La decisione del Giudice per le indagini preliminari. Il GIP ha rigettato la richiesta del PM – emettendo nei confronti di entrambi gli imputati sentenza di proscioglimento perché il fatto non costituisce reato – sulla base della ritenuta incostituzionalità del DPCM 8/03/2020 per violazione dell’art. 13 Cost. e della sua conseguente disapplicazione ai sensi dell’art. 5 della legge n. 2248 del 1865 All. E.

Infatti, la disposizione contenuta nella sopra menzionata fonte, imponendo un divieto generale ed assoluto di spostamento al di fuori della propria abitazione, con limitate e specifiche eccezioni, di fatto configura un vero e proprio obbligo di permanenza domiciliare.

Nel nostro ordinamento, tuttavia, tale obbligo consiste in una sanzione penale restrittiva della libertà personale irrogata dal giudice per taluni reati all’esito del giudizio (o disposta in via cautelare).

La giurisprudenza è granitica nel configurare l’obbligo di permanenza domiciliare quale misura restrittiva della libertà personale, da applicare rispettando le garanzie previste dall’art. 13 della Costituzione.

A tal riguardo, peraltro, la Corte costituzionale ha ritenuto che configurassero misure restrittive della libertà personale provvedimenti di minore rigore rispetto alla permanenza domiciliare, quali, ad esempio, il prelievo ematico, l’accompagnamento coattivo alla frontiera dello straniero e la disciplina sul trattamento sanitario obbligatorio.

L’articolo 13 della Costituzione stabilisce che la limitazione alla libertà personale può avvenire esclusivamente per “atto motivato dell’autorità giudiziaria e nei soli casi e modi previsti dalla legge”. La prima conseguenza di tale fondamentale principio è che un DPCM, costituendo una fonte meramente regolamentare di rango secondario, non può in nessun caso prevedere l’applicazione di una misura restrittiva della libertà personale.

In secondo luogo, neppure un atto legislativo (o un atto normativo avente forza di legge) può prevedere in via generale ed astratta un obbligo di permanenza domiciliare disposto nei confronti di una pluralità indeterminata di cittadini, in quanto l’art. 13 Cost. – postulando una doppia riserva (di legge e di giurisdizione) – implica necessariamente un provvedimento individuale i cui presupposti applicativi previsti tassativamente dalla legge devono essere controllati tempestivamente dall’autorità giudiziaria.

Il Giudice inoltre, sottolinea che non debba trovare accoglimento l’opzione della conformità a Costituzione dell’obbligo di permanenza domiciliare sulla base dell’assunto che il DPCM prevederebbe delle legittime limitazioni alla libertà di circolazione per motivi di sanità ex art. 16 Cost. e non della libertà personale.

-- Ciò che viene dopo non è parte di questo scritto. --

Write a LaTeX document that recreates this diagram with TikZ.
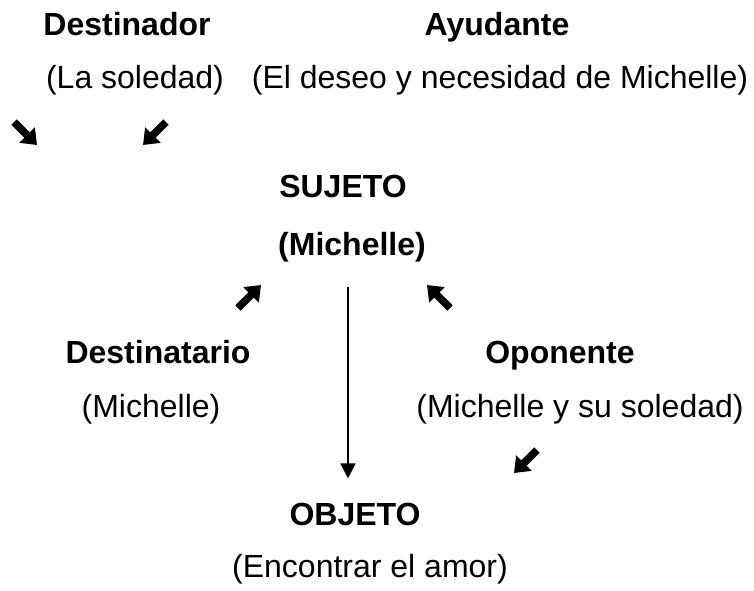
\documentclass[tikz,border=0pt]{standalone}
\usepackage{fontspec}
\setmainfont{Liberation Sans}
\usetikzlibrary{positioning,arrows.meta}
\tikzset{
  actant/.style = {inner sep=0pt, anchor=base, font=\fontsize{32}{36}\selectfont\bfseries},% actante, en negrita
  papel/.style = {inner sep=0pt, anchor=base, font=\fontsize{32}{36}\selectfont},% quien lo ocupa
  gruesa/.style = {line width=7.5pt, -{Triangle[width=21pt,length=14pt]}}% flecha gruesa
}
\begin{document}
\begin{tikzpicture}[x=1pt,y=-1pt]
\useasboundingbox (0,0) rectangle (754,590);
\node [actant] (dest) at (127,35) {Destinador};
\node [papel] (dest_p) at (135,88) {(La soledad)};
\node [actant] (ayu) at (497,35) {Ayudante};
\node [papel] (ayu_p) at (500,88) {(El deseo y necesidad de Michelle)};
\node [actant] (suj) at (343,197) {SUJETO};
\node [actant] (suj_p) at (352,255) {(Michelle)};
\node [actant] (dtario) at (158,363) {Destinatario};
\node [papel] (dtario_p) at (151,417) {(Michelle)};
\node [actant] (opo) at (560,363) {Oponente};
\node [papel] (opo_p) at (580,417) {(Michelle y su soledad)};
\node [actant] (obj) at (355,525) {OBJETO};
\node [papel] (obj_p) at (370,577) {(Encontrar el amor)};
% flechas sueltas
\coordinate (f1a) at (14,122);  \coordinate (f1b) at (37,145);
\coordinate (f2a) at (166,122); \coordinate (f2b) at (143,145);
\coordinate (f3a) at (238,308); \coordinate (f3b) at (261,285);
\coordinate (f4a) at (450,308); \coordinate (f4b) at (427,285);
\coordinate (f5a) at (537,450); \coordinate (f5b) at (514,473);
\foreach \f in {f1,f2,f3,f4,f5}
  \draw [gruesa] (\f a) -- (\f b);
% sujeto -> objeto
\coordinate (lin) at (348,287);
\draw [line width=1.6pt, -{Triangle[width=15pt,length=15pt]}]
  (lin) -- (lin |- obj.north) [shorten >=24pt];
\end{tikzpicture}
\end{document}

Infatti, la Corte costituzionale ha chiarito che la compressione della libertà di circolazione riguarda i limiti di accesso a determinati luoghi e può comportare il divieto di accedere ad alcune zone circoscritte nelle quali vi sia un rischio di infezione ma non può mai imporre un obbligo di permanenza domiciliare. Orbene, quando il divieto di spostamento non attiene ai luoghi ma riguarda le persone, allora la limitazione si configura come compressione della libertà personale, la quale, per essere legittima, richiede il rispetto delle garanzie dell’art. 13 della Costituzione.

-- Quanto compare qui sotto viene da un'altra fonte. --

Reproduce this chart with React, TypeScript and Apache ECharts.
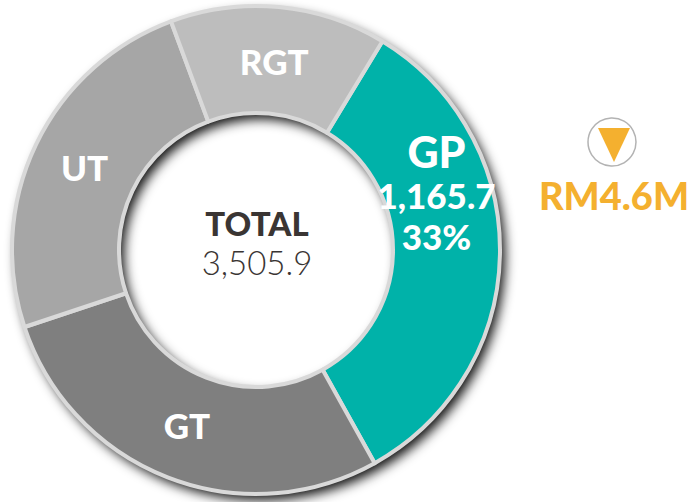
import React, { useEffect, useRef } from "react";
import * as echarts from "echarts";

const categories = ["GP", "GT", "UT", "RGT"];
const values = [1165.7, 980.7, 857, 502.5];
const colors = ["#00b2a9", "#7f7f7f", "#a6a6a6", "#bdbdbd"];
const centerTitle = "TOTAL";
const centerValue = "3,505.9";
const gpValue = "1,165.7";
const gpShare = "33%";
const deltaLabel = "RM4.6M";

const FONT = "Lato, sans-serif";
const CENTER = [256, 250];
const RADIUS = [137, 244];
const labelNudges = [
  { dx: -13, dy: -61 },
  { dx: 1, dy: -5 },
  { dx: 3, dy: 1 },
  { dx: 0, dy: 4 },
];

export default function App() {
  const ref = useRef<HTMLDivElement>(null);
  useEffect(() => {
    const chart = echarts.init(ref.current!, null, { renderer: "svg" });
    chart.setOption({
      animation: false,
      backgroundColor: "#fff",
      series: [
        {
          type: "pie",
          center: CENTER,
          radius: RADIUS,
          silent: true,
          label: { show: false },
          labelLine: { show: false },
          itemStyle: {
            color: "#d9d9d9",
            shadowBlur: 12,
            shadowOffsetX: 5,
            shadowOffsetY: 6,
            shadowColor: "rgba(0,0,0,0.95)",
          },
          data: [{ name: "", value: values.reduce((a, b) => a + b, 0) }],
        },
        {
          type: "pie",
          center: CENTER,
          radius: RADIUS,
          startAngle: 58.8,
          clockwise: true,
          avoidLabelOverlap: false,
          silent: true,
          itemStyle: {
            borderColor: "#d9d9d9",
            borderWidth: 4,
          },
          label: {
            show: true,
            position: "inside",
            color: "#fff",
            fontFamily: FONT,
            fontWeight: 900,
            fontSize: 35,
            formatter: "{b}",
          },
          labelLine: { show: false },
          labelLayout: (p: any) => labelNudges[p.dataIndex],
          data: categories.map((name, i) => ({
            name,
            value: values[i],
            itemStyle: { color: colors[i] },
            label:
              i === 0
                ? {
                    formatter: `{a|${name}}\n{b|${gpValue}}\n{b|${gpShare}}`,
                    rich: {
                      a: { fontFamily: FONT, fontWeight: 900, fontSize: 43, color: "#fff", lineHeight: 46 },
                      b: { fontFamily: FONT, fontWeight: 900, fontSize: 35, color: "#fff", lineHeight: 41 },
                    },
                  }
                : undefined,
          })),
        },
      ],
      graphic: [
        {
          type: "text",
          x: 257,
          y: 223,
          style: { text: centerTitle, font: `900 33px ${FONT}`, fill: "#3a3533", align: "center", verticalAlign: "middle" },
        },
        {
          type: "text",
          x: 257,
          y: 262,
          style: { text: centerValue, font: `300 33px ${FONT}`, fill: "#3a3533", align: "center", verticalAlign: "middle" },
        },
        {
          type: "circle",
          shape: { cx: 612, cy: 142, r: 24 },
          style: { fill: "#fff", stroke: "#b3b3b3", lineWidth: 1.5 },
        },
        {
          type: "polygon",
          shape: { points: [[598, 128], [630, 128], [614, 162]] },
          style: { fill: "#f4b02f" },
        },
        {
          type: "text",
          x: 614,
          y: 195,
          style: { text: deltaLabel, font: `900 38px ${FONT}`, fill: "#f4b02f", align: "center", verticalAlign: "middle" },
        },
      ],
    });
    return () => chart.dispose();
  }, []);
  return <div ref={ref} style={{ position: "fixed", left: 0, top: 0, width: 688, height: 502 }} />;
}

Infine, poiché il DPCM è un atto amministrativo, il giudice, nel momento in cui riscontra l’illegittimità dello stesso per violazione di legge costituzionale, non deve rimettere la questione di legittimità alla Corte costituzionale, ma deve procedere direttamente alla disapplicazione dell’atto medesimo ai sensi dell’art. 5 della legge n. 2248 del 1865 All. E.

Sulla base delle considerazioni sopra esposte, il Giudice per le indagini preliminari di Reggio Emilia, previa disapplicazione – in quanto costituzionalmente illegittima per contrasto con l’art. 13 Cost. – della norma giuridica contenuta nel DPCM che imponeva la compilazione e sottoscrizione dell’autocertificazione per giustificare gli spostamenti al di fuori della propria abitazione, ha pronunciato sentenza di proscioglimento perché il fatto non costituisce reato. Il falso ideologico contenuto nell’autocertificazione illegittima, infatti, è necessariamente innocuo – e dunque penalmente irrilevante –  poiché finalizzato ad eludere un obbligo non conforme a Costituzione.